One of the most interesting trends is that crypto payments are becoming less conspicuous as they improve:

  • Stablecoins make spending feel like paying in familiar currency values.
  • Payment processors add structure with invoices, timers, and clear confirmation handling.
  • Crypto cards let people spend widely without learning wallet workflows first.
  • Scaling solutions like the Lightning Network push crypto toward instant, low-fee checkout experiences.

The result is a checkout ecosystem where crypto isn’t competing with cards in every scenario—it’s carving out high-value lanes where it shines: international transactions, digital delivery, reduced data sharing, and efficient settlement.

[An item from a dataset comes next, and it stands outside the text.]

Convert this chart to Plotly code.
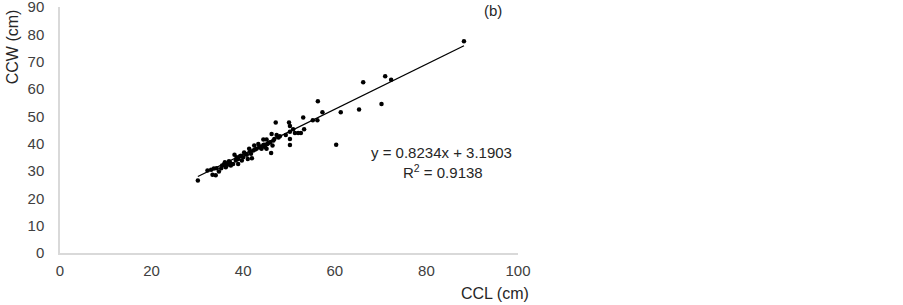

Key Takeaways: When Paying With Crypto Makes the Most Sense

  • If your card keeps failing internationally, crypto can be a reliable way to complete a cross-border purchase.
  • If you want to minimize sharing card details, crypto can reduce the amount of sensitive payment data you hand over at checkout.
  • If you value speed and low fees, choose a low-fee network or Lightning (when supported) and follow the invoice exactly.
  • If you want price predictability, stablecoins are often the most practical option for everyday shopping.
  • If you want maximum convenience, crypto debit cards can deliver “pay with crypto” simplicity almost anywhere cards work.

Crypto checkout rewards a simple mindset: pick the right rail, match the network, confirm the fees, and keep good records. Do that, and crypto becomes less “futuristic” and more like what it’s increasingly becoming—just another fast, flexible way to pay online.